The Knapp kids undertook their own Dantesque journey through drugs, alcohol, crime and family dysfunction. Farlan, a talented woodcarver and furniture maker, died of liver failure from drink and drugs. Zealan burned to death in a house fire while passed out drunk. Rogena suffered from mental illness and died from hepatitis linked to her own drug use. Nathan burned to death when the meth he was making exploded. Four siblings, once happy kids bouncing on the seats of school bus Number 6, dead, dead, dead, dead.
Keylan, particularly smart and talented, whom Yamhill Grade School recognized as a math prodigy, is the lone survivor, partly because thirteen years in the state penitentiary protected him from drugs. He soldiers on with HIV, hepatitis and more broken bones than he can remember; he says he uses drugs much less now.

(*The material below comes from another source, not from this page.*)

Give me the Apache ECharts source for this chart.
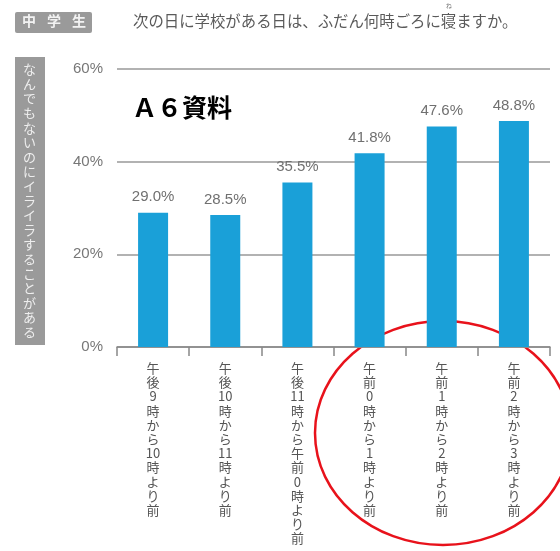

Today Keylan shares a home with Dee in Oklahoma. She survived Gary and, at seventy-nine, remains sound of mind and strong of body. She gets by on Social Security, doesn’t touch alcohol or drugs, and makes daily visits to the grave site of her four dead children. Pulling out family photos, Dee pointed to her kids in happier times; over the doorway, the word FAMILY practically jumps off a wooden sign. “Our family is cursed,” Keylan said. “Something went wrong with our generation, and so there was alcohol abuse. There was drug abuse. There was prison.” He began weeping.

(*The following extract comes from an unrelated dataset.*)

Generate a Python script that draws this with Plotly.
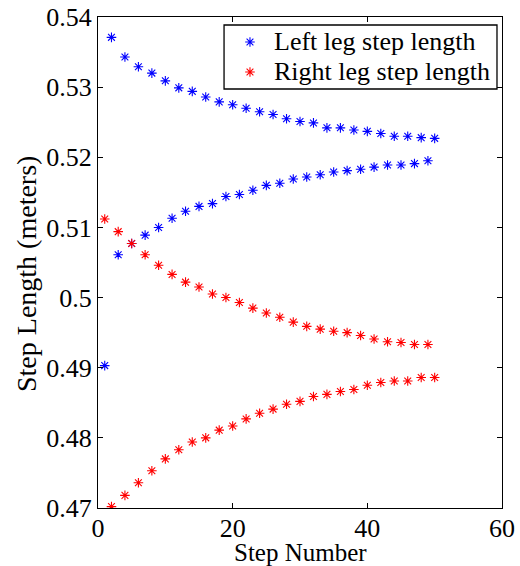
import plotly.graph_objects as go

steps = list(range(1, 51))

left_leg = [
    0.4903, 0.5371, 0.5061, 0.5343, 0.5077, 0.5329, 0.5089, 0.5320, 0.5100, 0.5309,
    0.5113, 0.5299, 0.5123, 0.5294, 0.5130, 0.5286, 0.5134, 0.5279, 0.5144, 0.5275,
    0.5147, 0.5270, 0.5153, 0.5265, 0.5160, 0.5261, 0.5163, 0.5255, 0.5169, 0.5251,
    0.5172, 0.5249, 0.5175, 0.5242, 0.5179, 0.5242, 0.5181, 0.5239, 0.5183, 0.5237,
    0.5186, 0.5234, 0.5189, 0.5230, 0.5189, 0.5230, 0.5191, 0.5228, 0.5195, 0.5227,
]

right_leg = [
    0.5112, 0.4702, 0.5094, 0.4718, 0.5077, 0.4736, 0.5061, 0.4753, 0.5046, 0.4770,
    0.5033, 0.4783, 0.5022, 0.4794, 0.5015, 0.4800, 0.5005, 0.4811, 0.5000, 0.4817,
    0.4993, 0.4827, 0.4985, 0.4835, 0.4978, 0.4841, 0.4972, 0.4848, 0.4965, 0.4852,
    0.4959, 0.4859, 0.4955, 0.4862, 0.4952, 0.4866, 0.4950, 0.4869, 0.4946, 0.4875,
    0.4941, 0.4879, 0.4937, 0.4881, 0.4936, 0.4881, 0.4933, 0.4886, 0.4933, 0.4886,
]

series_names = ["Left leg step length", "Right leg step length"]
series_colors = ["#0000ff", "#ff0000"]

x_ticks = [0, 20, 40, 60]
y_ticks = [0.47, 0.48, 0.49, 0.50, 0.51, 0.52, 0.53, 0.54]
y_tick_labels = ["0.47", "0.48", "0.49", "0.5", "0.51", "0.52", "0.53", "0.54"]

x_title = "Step Number"
y_title = "Step Length (meters)"

font_family = "Liberation Serif, Times New Roman, serif"

def star_marker(color):
    return dict(symbol="asterisk-open", size=8, color=color,
                line=dict(color=color, width=1.1))

fig = go.Figure()
for vals, name, color in zip([left_leg, right_leg], series_names, series_colors):
    fig.add_trace(go.Scatter(x=steps, y=vals, mode="markers", name=name,
                             marker=star_marker(color), showlegend=False))

# Legend box (drawn manually so that row spacing matches the original)
leg_x0, leg_x1, leg_y0, leg_y1 = 0.312, 0.9876, 0.8534, 0.9837
leg_marker_x = 0.3762
leg_text_x = 0.4307
leg_rows_y = [0.9491, 0.8880]

fig.add_shape(type="rect", xref="paper", yref="paper",
              x0=leg_x0, x1=leg_x1, y0=leg_y0, y1=leg_y1,
              line=dict(color="black", width=1.3), fillcolor="white", layer="below")
for name, color, ry in zip(series_names, series_colors, leg_rows_y):
    fig.add_trace(go.Scatter(x=[leg_marker_x], y=[ry], xaxis="x2", yaxis="y2",
                             mode="markers", marker=star_marker(color),
                             showlegend=False, hoverinfo="skip"))
    fig.add_annotation(x=leg_text_x, y=ry, xref="paper", yref="paper",
                       text=name, showarrow=False, xanchor="left", yanchor="middle",
                       font=dict(family=font_family, size=26, color="black"))

# Axis titles
fig.add_annotation(x=0.5, y=0, xref="paper", yref="paper", yshift=-60,
                   text=x_title, showarrow=False, xanchor="center", yanchor="bottom",
                   font=dict(family=font_family, size=25, color="black"))
fig.add_annotation(x=0, y=0.4766, xref="paper", yref="paper", xshift=-71,
                   text=y_title, showarrow=False, textangle=-90,
                   xanchor="center", yanchor="middle",
                   font=dict(family=font_family, size=28, color="black"))

axis_common = dict(
    showgrid=False, zeroline=False, showline=True, linecolor="black", linewidth=1.3,
    mirror="ticks", ticks="inside", ticklen=5, tickcolor="black", tickwidth=1,
    tickfont=dict(family=font_family, size=26, color="black"), automargin=False,
)

fig.update_layout(
    width=520, height=566,
    margin=dict(l=98, r=18, t=17, b=58),
    paper_bgcolor="white", plot_bgcolor="white",
    font=dict(family=font_family, size=26, color="black"),
    xaxis=dict(range=[0, 60], tickvals=x_ticks, ticktext=[str(t) for t in x_ticks],
               ticklabelstandoff=-3, **axis_common),
    yaxis=dict(range=[0.47, 0.54], tickvals=y_ticks, ticktext=y_tick_labels,
               **axis_common),
    xaxis2=dict(overlaying="x", range=[0, 1], visible=False, fixedrange=True),
    yaxis2=dict(overlaying="y", range=[0, 1], visible=False, fixedrange=True),
    showlegend=False,
)

fig.write_html("out.html")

So many Americans have wandered off course “into a dark wood,” as Dante described his journey in Inferno, exploring the corruption and hypocrisy of medieval Florence, then one of the world’s great cities. Dee Knapp knows as well as anyone that the America of the old days was no simple Leave It to Beaver kaleidoscope of happy families passing the gravy around a dinner table. It was even more difficult for African Americans, Latinos, Native Americans and others who did not even have a seat at the table. Yet in those days the dream of advancement was real, and it sustained people like Dee through difficult times. For much of working-class America, of whatever complexion, the dream is now dead. It’s dead along with all those children on the Number 6 school bus. It’s dead along with Farlan, Zealan, Rogena and Nathan Knapp. Personal responsibility must be part of the turnaround, but so must collective responsibility, especially for children now struggling. We as citizens have failed in this, and so has our government, and that must change. The United States took a historic wrong turn over the last half century, and for the Knapps and so many others life has become an inferno. We will take you through that inferno, but also show how America can do better.